Tuesday, August 30, 2005

Team Cobalt Wins Nail-Biter in Front of 600 GM Friends

By Dave Arnold, Arnold Communications

Andy Lally and Jamie Holtom worked their magic in the heavy traffic of a 73-car field of race cars to drive the Georgia Bay Motorsports 2005 Chevrolet Cobalt SS Supercharged car to another Grand-Am Cup series win at the famed Mid-Ohio Sports Car Course Sunday.

As happy as Andy and co-driver Jamie Holtom were to take the lead with only three laps remaining in the 2 ½-hour race, even more enthused were the more than 600 members of UAW Locals 1112 and 1714, who got to see Lally’s winning pass unfold in front of them.

Chevrolet Cobalts are built by UAW workers at the General Motors assembly plant in Lordstown, Ohio.

“This has been a great experience for us,” said Local 1714 President Jim Kaster. “We’re going to follow these guys to the season finale at Virginia International Raceway.”

“It was all about managing traffic,” Lally said. “At Mid-Ohio, you don’t race the track, you race traffic. Maybe I could have made the pass sooner but Don (Salama) got boxed-in by a slow car, and I was able to slip by him.

“This race week has been a pressure cooker for me because the Cobalt is built so close by, and we have all these people coming out to watch us do well.”

“The Cobalt engine has great torque and the brakes were something Andy and I could count on for the entire race,” added Jamie Holtom, who will turn 18 on Sept. 30. This is his second win in his rookie year of professional road racing.

“I dodged a big chance to be involved in an accident when a slower car spun in front of me, but the Cobalt’s brakes allowed me to miss hitting him, and the torque allowed me to accelerate away from it without skipping a beat.”

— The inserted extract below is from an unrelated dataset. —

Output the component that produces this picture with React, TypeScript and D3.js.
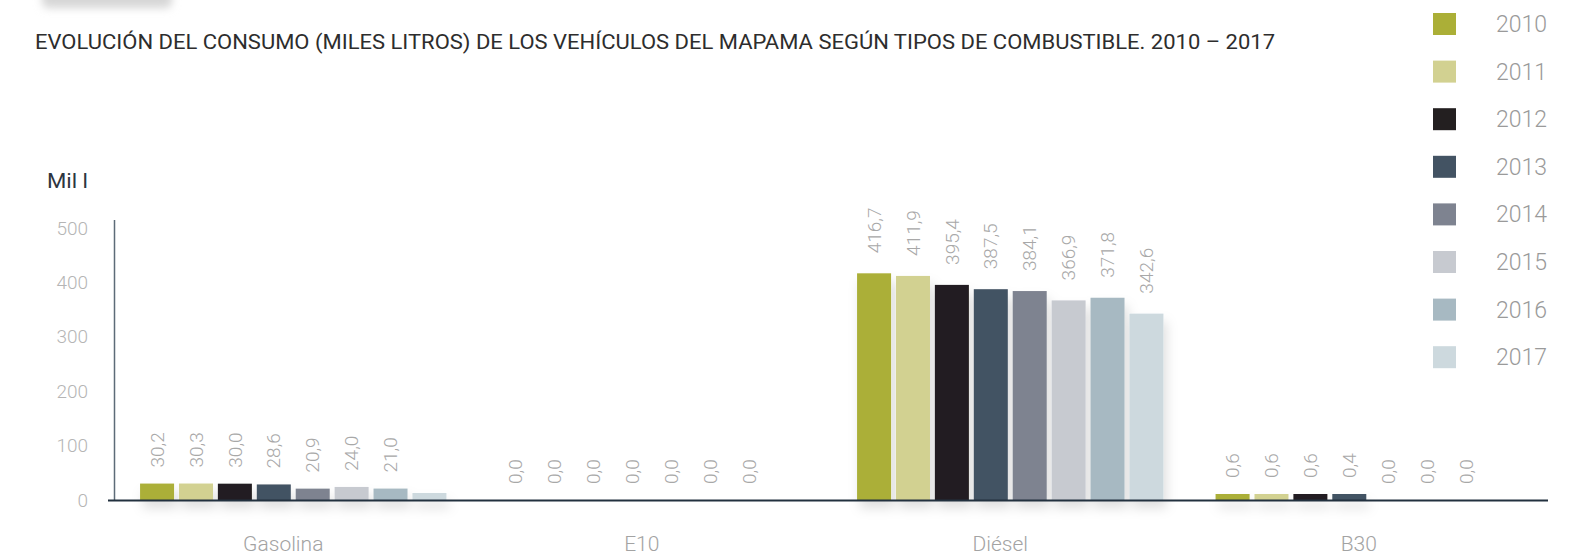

“I’m really proud of the performance by all four cars on Team Cobalt,” said GM Director of High Performance Vehicles Operations John Heinricy. “The street Cobalt SS Supercharged didn’t even appear in dealer showrooms until last January, and here we’ve already been able to develop it into a car that has won three races this year. It is definitely an on-going development process, one that doesn’t slow down just because we won today.”

“We dodged one bullet this weekend when we learned the 98.5 octane gas we had to run didn’t hurt us as bad as we thought it might,” added Ken Wasmer, small car program engineering manager for the GM Performance Division which provides engineering and parts assistance to teams racing the Cobalt SS Supercharged.

“All four of our cars are consistent and once our engineering crew diagnoses any problems, we can fix them,” he added. “That makes us just as happy as the drivers are.”

Holtom, of Carp, Ontario and Lally, of Dacula, Ga., completed 81 laps of the 2.258-mile circuit and won by under four seconds over 30 Asian and European-built cars in the Sport Touring class.

The Cobalt SS Supercharged is the only American-built car in the field.

“We’re racing against BMW, Mazda and Acura teams with years of experience with their products,” Wasmer added. “We’re the new kids on the block and although we know we’re not going to dominate anything, we’re happy to know we can win our share.”

Finishing 11th in class was the Franklin American Mortgage Cobalt driven by Tom Lepper, Benecia, Calif., and owner Bo Roach, Tulsa, Okla. Fourteenth were Delphi engineer Ed Magner, Grand Blanc, Mich., and Georgian Bay Motorsports team owner Jim Holtom – Jamie’s father.

Two newcomers to the series, Canadians Matt Champagne and Frank Launi, finished 25th in their first major professional race.

All three of the other Cobalt SS Supercharged cars would have finished on the lead lap, but for the bad luck of a full course caution that put them down a lap. The faster GS-class leader had just lapped them when an accident caused the full course caution.

“Those three cars were turning race laps every bit as fast as the car driven by Jamie and Andy,” added Wasmer. “The fact they finished much lower is not related to the performance of their cars or driver abilities.”

Featuring a 2.0 liter GM ECOTEC supercharged engine generating 205 horsepower, the Cobalt SS Supercharged is the creation of the GM Performance Division and its director of High Performance Vehicle Operations, John Heinricy.

In 2004, the Performance Division debuted the 205hp Saturn ION Red Line and the 400hp Cadillac CTS-V. The Division’s 2006 lineup will be joined by the 395hp Chevrolet Trailblazer SS and two upgraded Cadillacs – the 433hp XLR-V and the 469hp STS-V.

Mid-Ohio’s race was televised for delayed broadcast Saturday, Sept. 17 at noon ET on SPEED TV.